MS. GOSS: Could you clarify what the fact-finding would be going after?
DR. PHILLIPS: Part of it would be to ask the user community to give us information about how the data were used and their importance and what the loss of it means. And particularly around evidence, how they used evidence for local policymaking or local planning or local evaluation.
That could feed into — certainly, we have listed here in the second quarter feeding into a visit with the Data Council to present a summary of those. But I think it also could lead to something bigger even, a hearing perhaps. We haven’t laid that out on the timeline but that could be a way to get a very focused group of those people in a room to talk to us about what happened.
MS. GOSS: So it’s just an HHS data access issue. BRFSS is something I think of from a state perspective. Is there a state aspect in all of this as well?
DR. PHILLIPS: Oh, yes.
MS. GOSS: Okay.
DR. PHILLIPS: The states and counties I think are particular data users who can let us know how they use them, what the loss of them means, whether there is an alternative source for those data for them. Absolutely.
MS. LOVE: So you mentioned specific data sources, but is there a larger question that existing data sources not mentioned are at risk in this larger — like HCUP?
MS. GOSS: You have a good point. What else is going to fall off the cliff.
MS. LOVE: I am feeling the infrastructure is eroding. I have been doing this for 30 years and I feel we’re starting to now recede and go the other direction in our investments into the future.
DR. PHILLIPS: Denise, maybe that’s part of the fact-finding, is to find out from the user community what other datasets are rumored or they are hearing may go away.
MS. LOVE: Well, I think any data system that is funded with appropriations could be at risk. I don’t think we can take for granted — I know at the state level, every year you can’t take for granted that the data that are funded today will necessarily be funded in perpetuity.
I like to think that our public officials invest in the data today so that we have a good future look.
MS. HINES: Denise, would you like to join the three of us?
(Laughter)
MS. LOVE: I didn’t mean to call out one data system. I’m just using that as an example, but it is alarming. MEPS is a very popular data system.
DR. PHILLIPS: Housed in an agency whose future is uncertain.
MR. COUSSOULE: Is there a disconnect between the data creators and data users? It seems like in some ways there is. If something is gone and there are some upset people, did the people who decided that it’s going know there were going to be some upset people or what the impact of it would be?

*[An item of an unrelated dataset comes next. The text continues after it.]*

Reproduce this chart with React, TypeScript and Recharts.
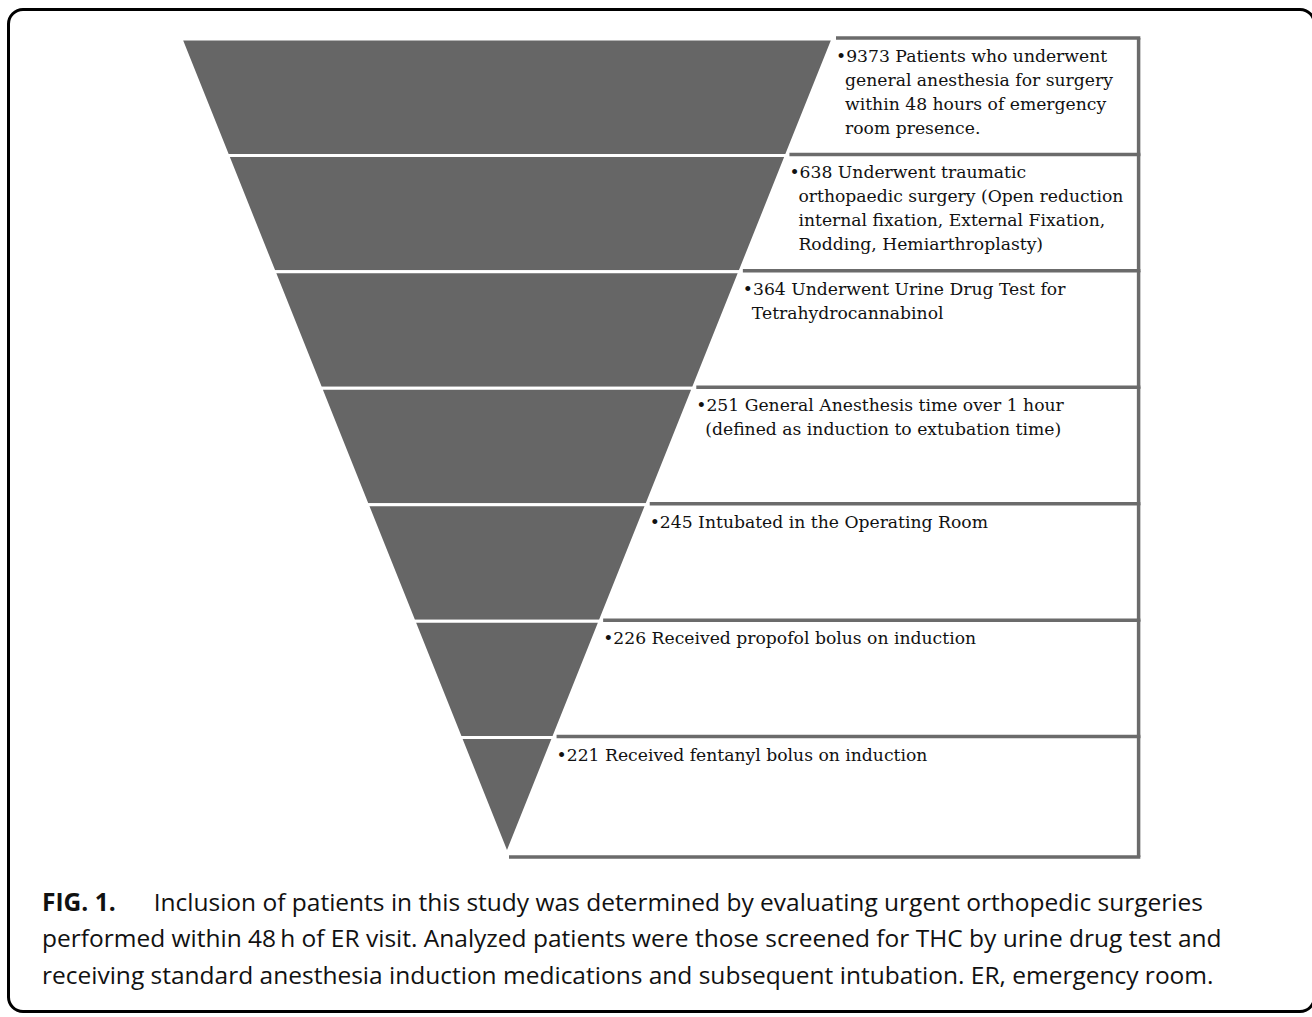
import { FunnelChart, Funnel } from "recharts";

const stageCounts = [9373, 638, 364, 251, 245, 226, 221];
// relative width of each step's top edge (last step closes to a point)
const stageWidths = [7, 6, 5, 4, 3, 2, 1];
const stageLines = [
  ["Patients who underwent", "general anesthesia for surgery", "within 48 hours of emergency", "room presence."],
  ["Underwent traumatic", "orthopaedic surgery (Open reduction", "internal fixation, External Fixation,", "Rodding, Hemiarthroplasty)"],
  ["Underwent Urine Drug Test for", "Tetrahydrocannabinol"],
  ["General Anesthesis time over 1 hour", "(defined as induction to extubation time)"],
  ["Intubated in the Operating Room"],
  ["Received propofol bolus on induction"],
  ["Received fentanyl bolus on induction"],
];
const captionLines = [
  "Inclusion of patients in this study was determined by evaluating urgent orthopedic surgeries",
  "performed within 48\u2009h of ER visit. Analyzed patients were those screened for THC by urine drug test and",
  "receiving standard anesthesia induction medications and subsequent intubation. ER, emergency room.",
];

const data = stageCounts.map((count, i) => ({
  name: `stage${i + 1}`,
  value: stageWidths[i],
  count,
  lines: stageLines[i],
}));

const CHART_W = 964;
const CHART_H = 815;
const FUNNEL_W = 652;
const BOX_OFFSET = 631.6; // from funnel centre to the right border of the text boxes
const LINE = "#6b6b6b";

function Step(props: any) {
  const { x, y, upperWidth, lowerWidth, height } = props;
  const d = props.payload && props.payload.lines ? props.payload : props;
  const right = x + upperWidth;
  const cx = x + upperWidth / 2;
  const boxRight = cx + BOX_OFFSET;
  const bx = x + (upperWidth - lowerWidth) / 2;
  const isLast = lowerWidth < 1;
  const pts = `${x},${y} ${right},${y} ${bx + lowerWidth},${y + height} ${bx},${y + height}`;
  const tx = right + 3;
  return (
    <g>
      <polygon points={pts} fill="#666666" stroke="#ffffff" strokeWidth={3} />
      <line x1={right + 3} y1={y - 1} x2={boxRight + 1.75} y2={y - 1} stroke={LINE} strokeWidth={3.5} />
      <line x1={boxRight} y1={y - 1} x2={boxRight} y2={y + height + (isLast ? 3 : 0)} stroke={LINE} strokeWidth={3.5} />
      {isLast && (
        <line x1={bx + 2} y1={y + height + 3} x2={boxRight + 1.75} y2={y + height + 3} stroke={LINE} strokeWidth={3.5} />
      )}
      <text x={tx} y={y + 23} fontFamily="'DejaVu Serif'" fontSize={17.2} fill="#111">
        {d.lines.map((ln: string, i: number) => (
          <tspan key={i} x={i === 0 ? tx : tx + 9} y={y + 23 + i * 24}>
            {i === 0 ? `\u2022${d.count} ${ln}` : ln}
          </tspan>
        ))}
      </text>
    </g>
  );
}

export default function App() {
  return (
    <div style={{ position: "absolute", left: 0, top: 0, width: 1312, height: 1017, overflow: "hidden", background: "#fff" }}>
      <style>{".recharts-surface{overflow:visible}"}</style>
      <div
        style={{
          position: "absolute",
          left: 7,
          top: 8,
          width: 1309,
          height: 1005,
          border: "3px solid #000",
          borderRadius: 16,
          boxSizing: "border-box",
        }}
      />
      <div style={{ position: "absolute", left: 181.4, top: 39 }}>
        <FunnelChart width={CHART_W} height={CHART_H} margin={{ top: 0, right: 0, bottom: 0, left: 0 }}>
          <Funnel
            dataKey="value"
            data={data}
            width={FUNNEL_W}
            lastShapeType="triangle"
            isAnimationActive={false}
            shape={Step}
          />
        </FunnelChart>
      </div>
      <div
        style={{
          position: "absolute",
          left: 42,
          top: 883.5,
          fontFamily: "'Open Sans'",
          fontSize: 24.5,
          lineHeight: "36.5px",
          color: "#111",
          whiteSpace: "nowrap",
        }}
      >
        {captionLines.map((ln, i) => (
          <div key={i}>
            {i === 0 && <b style={{ marginRight: 38 }}>FIG. 1.</b>}
            {ln}
          </div>
        ))}
      </div>
    </div>
  );
}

MS. HINES: Yes, sometimes.
MR. COUSSOULE: Part of it I think is going to be understanding that tie, because that gets into the value generation, value recognition questions. So, part of where my head is going with this is to ask people what is no longer available — that’s backwards-looking — but to also understand, by the way, what is not going to be available tomorrow that I don’t know about yet, and how do I prevent that from happening.
I would be more interested personally in making sure that going forward it’s better understood to mitigate problems or at least understand impacts as much as let’s fix something that happened already. I am just trying to think of how that linkage is made between where the cost goes to create something versus where the benefit is being derived to utilize something.
MS. HINES: I think, to Dave’s point, until there is actually appropriation that is built into the resourcing of HHS, that is going to be really hard to accomplish.
DR. STEAD: I am hearing you have a team to help you with fact-finding.
DR. PHILLIPS: Absolutely. Thank you.
DR. STEAD: And we will adjourn. Thank you.